Muchos de ellos forman parte de aquella bendita asociación de
aventureros. ¡Sin dirección, sin teléfono, sin fax...!
Recordemos
la parábola de los obreros de la viña: «El Reino de los Cielos es
semejante a un propietario que salió a primera hora de la mañana a
contratar obreros para su viña. Salió luego hacia las nueve y hacia
mediodía y hacia las tres y hacia las cinco.., y los envió a sus
viña». Al atardecer, empezando por los últimos y acabando por los
primeros, pagó un denario a cada uno (cf. Mt 20, 116).
Si
Jesús fuera nombrado administrador de una comunidad o director de
empresa, esas instituciones quebrarían e irían a la bancarrota:
¿cómo es posible pagar a quien empieza a trabajar a las cinco de la
tarde un salario igual al de quien trabaja desde el alba? ¿Se trata
de un despiste, o Jesús ha hecho mal las cuentas? ¡No! Lo hace a
propósito, porque -explica-: «¿Es que no puedo hacer con lo mío
lo que quiero? ¿O va a ser tu ojo malo porque yo soy bueno?».
Pero
preguntémonos: ¿por qué Jesús tiene estos defectos? Porque es
Amor (cf. 1 Jn 4, 16). El amor auténtico no razona, no mide, no
levanta barreras, no calcula, no recuerda las ofensas y no pone
condiciones.
Jesús
actúa siempre por amor. Del hogar de la Trinidad él nos ha traído
un amor grande, infinito, divino, un amor que llega -como dicen los
Padres- a la locura y pone en crisis nuestras medidas humanas.
Cuando
medito sobre este amor mi corazón se llena de felicidad y de paz.

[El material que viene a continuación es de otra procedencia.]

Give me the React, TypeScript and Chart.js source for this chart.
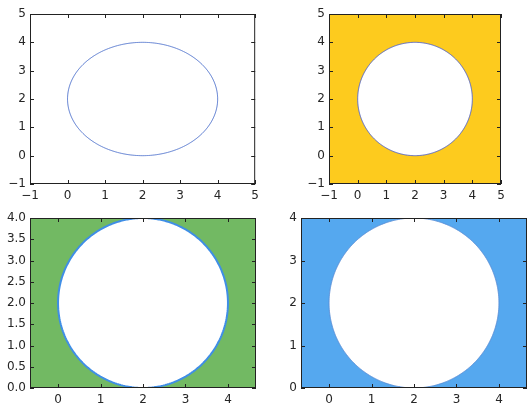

Espero que al final de mi vida el Señor me reciba como al más
pequeño de los trabajadores de su viña, y yo cantaré su
misericordia por toda la eternidad, perennemente admirado de las
maravillas que él reserva a sus elegidos. Me alegraré de ver a
Jesús con sus «defectos», que son, gracias a Dios, incorregibles.
Los
santos son expertos en este amor sin límites. A menudo en mi vida he
pedido a sor Faustina Kowalska que me haga comprender la misericordia
de Dios. Y cuando visité Paray-le-Monial, me impresionaron las
palabras que Jesús dijo a santa Margarita María Alacoque: «Si
crees, verás el poder de mi corazón».
Contemplemos
juntos el misterio de este amor misericordioso.